■ Collected data ■
● ● ● ●

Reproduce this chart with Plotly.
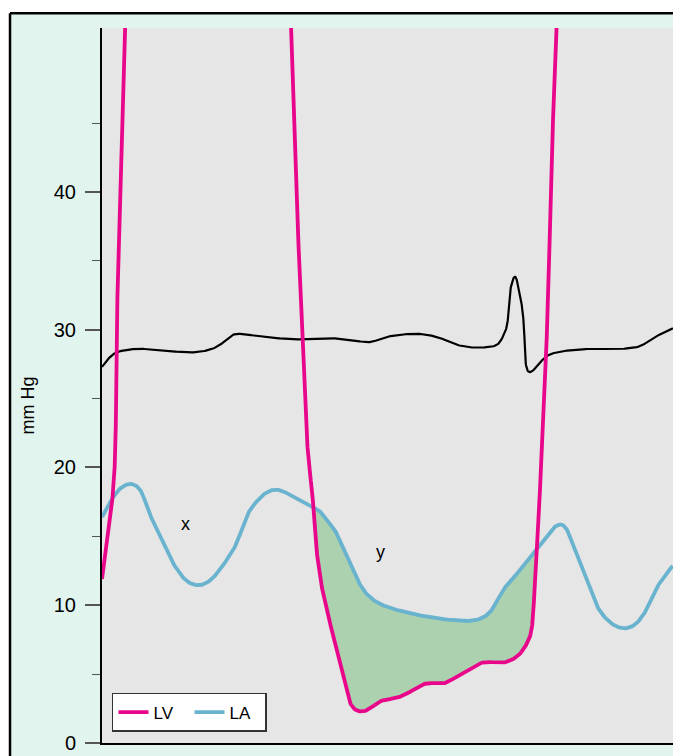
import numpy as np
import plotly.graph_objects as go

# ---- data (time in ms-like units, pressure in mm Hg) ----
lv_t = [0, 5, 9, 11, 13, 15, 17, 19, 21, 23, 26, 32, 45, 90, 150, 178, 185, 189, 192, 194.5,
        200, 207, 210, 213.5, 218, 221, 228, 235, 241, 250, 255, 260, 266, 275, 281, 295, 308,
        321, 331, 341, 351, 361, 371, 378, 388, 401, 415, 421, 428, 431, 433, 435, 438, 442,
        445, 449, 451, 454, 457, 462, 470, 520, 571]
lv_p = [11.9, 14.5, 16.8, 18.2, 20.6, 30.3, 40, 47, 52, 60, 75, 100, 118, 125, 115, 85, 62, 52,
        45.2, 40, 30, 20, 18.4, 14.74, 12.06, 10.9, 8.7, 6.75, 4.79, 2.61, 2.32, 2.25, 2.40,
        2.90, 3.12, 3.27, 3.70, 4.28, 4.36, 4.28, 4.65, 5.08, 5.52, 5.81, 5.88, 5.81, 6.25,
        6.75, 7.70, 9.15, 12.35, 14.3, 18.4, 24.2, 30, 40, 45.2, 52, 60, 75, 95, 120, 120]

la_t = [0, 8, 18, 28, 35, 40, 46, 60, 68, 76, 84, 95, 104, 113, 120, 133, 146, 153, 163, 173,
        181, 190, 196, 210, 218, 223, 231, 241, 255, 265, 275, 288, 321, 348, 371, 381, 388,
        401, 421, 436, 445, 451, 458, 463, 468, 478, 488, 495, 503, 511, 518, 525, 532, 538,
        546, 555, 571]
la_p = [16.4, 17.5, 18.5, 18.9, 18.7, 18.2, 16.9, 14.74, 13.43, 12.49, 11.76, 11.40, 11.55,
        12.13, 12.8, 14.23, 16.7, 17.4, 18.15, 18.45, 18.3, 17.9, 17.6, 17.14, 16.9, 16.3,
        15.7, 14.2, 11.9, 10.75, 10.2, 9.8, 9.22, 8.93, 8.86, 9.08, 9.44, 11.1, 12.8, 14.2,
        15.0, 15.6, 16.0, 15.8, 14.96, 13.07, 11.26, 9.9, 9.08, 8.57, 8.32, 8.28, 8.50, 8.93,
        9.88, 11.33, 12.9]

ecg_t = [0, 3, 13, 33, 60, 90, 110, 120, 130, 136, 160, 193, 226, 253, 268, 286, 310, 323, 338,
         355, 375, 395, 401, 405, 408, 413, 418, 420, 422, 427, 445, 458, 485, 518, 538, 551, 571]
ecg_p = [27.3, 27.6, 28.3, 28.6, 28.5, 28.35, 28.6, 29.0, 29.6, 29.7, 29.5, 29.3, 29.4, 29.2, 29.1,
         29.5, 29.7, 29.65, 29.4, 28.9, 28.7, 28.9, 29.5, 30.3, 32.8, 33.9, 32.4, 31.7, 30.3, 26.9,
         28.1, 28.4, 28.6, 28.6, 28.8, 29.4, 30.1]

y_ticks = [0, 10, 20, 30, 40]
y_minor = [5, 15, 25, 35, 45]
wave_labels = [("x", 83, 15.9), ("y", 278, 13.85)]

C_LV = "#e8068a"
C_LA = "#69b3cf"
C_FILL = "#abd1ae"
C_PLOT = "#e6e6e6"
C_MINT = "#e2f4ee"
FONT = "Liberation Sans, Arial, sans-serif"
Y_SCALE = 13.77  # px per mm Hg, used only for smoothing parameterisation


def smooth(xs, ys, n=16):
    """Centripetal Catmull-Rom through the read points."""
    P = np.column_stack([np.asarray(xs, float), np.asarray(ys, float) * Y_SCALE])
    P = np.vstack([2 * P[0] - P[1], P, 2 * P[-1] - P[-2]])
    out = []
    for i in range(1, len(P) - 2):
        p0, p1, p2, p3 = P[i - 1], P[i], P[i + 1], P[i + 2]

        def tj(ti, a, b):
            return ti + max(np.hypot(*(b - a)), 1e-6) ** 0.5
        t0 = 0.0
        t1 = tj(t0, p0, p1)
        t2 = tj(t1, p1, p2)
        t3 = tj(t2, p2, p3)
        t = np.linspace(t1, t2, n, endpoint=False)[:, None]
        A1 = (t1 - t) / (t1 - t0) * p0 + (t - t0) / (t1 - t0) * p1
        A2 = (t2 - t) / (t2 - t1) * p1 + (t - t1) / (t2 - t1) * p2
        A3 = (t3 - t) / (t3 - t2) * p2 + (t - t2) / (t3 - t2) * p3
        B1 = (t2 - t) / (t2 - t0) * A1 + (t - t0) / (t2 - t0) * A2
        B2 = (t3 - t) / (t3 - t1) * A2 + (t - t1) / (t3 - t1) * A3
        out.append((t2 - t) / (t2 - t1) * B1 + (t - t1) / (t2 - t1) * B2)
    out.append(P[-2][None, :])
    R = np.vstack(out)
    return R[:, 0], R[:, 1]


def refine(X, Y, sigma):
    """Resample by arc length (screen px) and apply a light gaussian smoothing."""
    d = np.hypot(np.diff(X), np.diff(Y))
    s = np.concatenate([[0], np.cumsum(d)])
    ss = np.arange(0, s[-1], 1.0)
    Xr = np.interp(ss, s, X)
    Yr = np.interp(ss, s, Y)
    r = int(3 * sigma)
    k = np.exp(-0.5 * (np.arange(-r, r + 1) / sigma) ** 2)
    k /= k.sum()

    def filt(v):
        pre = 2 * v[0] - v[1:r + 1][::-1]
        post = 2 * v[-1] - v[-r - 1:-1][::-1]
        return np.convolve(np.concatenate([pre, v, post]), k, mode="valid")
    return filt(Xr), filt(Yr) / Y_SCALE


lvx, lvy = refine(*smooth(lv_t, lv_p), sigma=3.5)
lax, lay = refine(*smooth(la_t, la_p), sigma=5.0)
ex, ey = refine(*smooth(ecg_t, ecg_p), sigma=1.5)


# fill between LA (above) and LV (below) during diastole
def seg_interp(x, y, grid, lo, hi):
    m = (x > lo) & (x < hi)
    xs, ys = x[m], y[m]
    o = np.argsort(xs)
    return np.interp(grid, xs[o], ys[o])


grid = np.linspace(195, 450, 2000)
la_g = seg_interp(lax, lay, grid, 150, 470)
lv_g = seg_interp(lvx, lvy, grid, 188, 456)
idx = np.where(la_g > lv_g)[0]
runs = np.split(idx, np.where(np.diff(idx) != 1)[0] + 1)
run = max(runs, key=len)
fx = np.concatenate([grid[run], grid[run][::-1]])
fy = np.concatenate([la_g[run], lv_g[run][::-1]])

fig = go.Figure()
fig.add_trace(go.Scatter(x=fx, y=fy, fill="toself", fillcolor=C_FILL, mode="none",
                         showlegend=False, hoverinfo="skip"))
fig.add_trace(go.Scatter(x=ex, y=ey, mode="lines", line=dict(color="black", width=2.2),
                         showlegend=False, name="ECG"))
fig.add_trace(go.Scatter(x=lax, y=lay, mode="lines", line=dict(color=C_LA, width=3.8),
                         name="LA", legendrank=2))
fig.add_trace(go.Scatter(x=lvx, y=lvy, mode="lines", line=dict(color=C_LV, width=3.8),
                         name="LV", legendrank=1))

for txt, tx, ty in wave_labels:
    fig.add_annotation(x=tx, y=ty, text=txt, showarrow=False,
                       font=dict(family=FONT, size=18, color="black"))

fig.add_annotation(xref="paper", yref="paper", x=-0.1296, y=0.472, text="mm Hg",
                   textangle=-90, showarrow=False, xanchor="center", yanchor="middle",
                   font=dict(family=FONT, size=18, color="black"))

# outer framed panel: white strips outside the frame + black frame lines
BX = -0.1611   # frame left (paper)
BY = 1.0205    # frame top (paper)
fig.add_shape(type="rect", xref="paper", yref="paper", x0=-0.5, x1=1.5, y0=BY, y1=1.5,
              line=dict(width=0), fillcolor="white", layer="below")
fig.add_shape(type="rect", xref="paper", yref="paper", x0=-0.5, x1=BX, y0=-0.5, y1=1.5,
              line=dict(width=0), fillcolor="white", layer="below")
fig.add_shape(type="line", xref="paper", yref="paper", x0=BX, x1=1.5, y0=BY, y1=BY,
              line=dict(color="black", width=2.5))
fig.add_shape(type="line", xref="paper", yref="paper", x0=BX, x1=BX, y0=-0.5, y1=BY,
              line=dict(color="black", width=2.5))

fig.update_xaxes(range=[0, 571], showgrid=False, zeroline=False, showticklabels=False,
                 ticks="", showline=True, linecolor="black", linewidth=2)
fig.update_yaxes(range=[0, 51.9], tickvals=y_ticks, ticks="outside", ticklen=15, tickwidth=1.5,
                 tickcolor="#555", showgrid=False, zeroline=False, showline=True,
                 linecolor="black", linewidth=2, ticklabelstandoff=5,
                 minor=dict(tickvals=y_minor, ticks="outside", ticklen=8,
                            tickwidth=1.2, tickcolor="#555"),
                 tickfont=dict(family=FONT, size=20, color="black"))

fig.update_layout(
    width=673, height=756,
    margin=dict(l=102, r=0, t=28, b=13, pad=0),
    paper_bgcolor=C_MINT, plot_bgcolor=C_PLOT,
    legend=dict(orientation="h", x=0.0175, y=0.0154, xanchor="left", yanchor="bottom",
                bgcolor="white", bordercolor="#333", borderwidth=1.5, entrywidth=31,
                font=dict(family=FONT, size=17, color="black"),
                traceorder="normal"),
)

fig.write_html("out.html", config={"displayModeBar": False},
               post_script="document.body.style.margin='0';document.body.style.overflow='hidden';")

● ● ● ●

■ Task directions ■
Pictures excluded, repeat exactly the lines from the top of the material through the line with "95, 120, 120]", including both of those lines.

■ Solution to the exercise ■
Reproduce this chart with Plotly.
import numpy as np
import plotly.graph_objects as go

# ---- data (time in ms-like units, pressure in mm Hg) ----
lv_t = [0, 5, 9, 11, 13, 15, 17, 19, 21, 23, 26, 32, 45, 90, 150, 178, 185, 189, 192, 194.5,
        200, 207, 210, 213.5, 218, 221, 228, 235, 241, 250, 255, 260, 266, 275, 281, 295, 308,
        321, 331, 341, 351, 361, 371, 378, 388, 401, 415, 421, 428, 431, 433, 435, 438, 442,
        445, 449, 451, 454, 457, 462, 470, 520, 571]
lv_p = [11.9, 14.5, 16.8, 18.2, 20.6, 30.3, 40, 47, 52, 60, 75, 100, 118, 125, 115, 85, 62, 52,
        45.2, 40, 30, 20, 18.4, 14.74, 12.06, 10.9, 8.7, 6.75, 4.79, 2.61, 2.32, 2.25, 2.40,
        2.90, 3.12, 3.27, 3.70, 4.28, 4.36, 4.28, 4.65, 5.08, 5.52, 5.81, 5.88, 5.81, 6.25,
        6.75, 7.70, 9.15, 12.35, 14.3, 18.4, 24.2, 30, 40, 45.2, 52, 60, 75, 95, 120, 120]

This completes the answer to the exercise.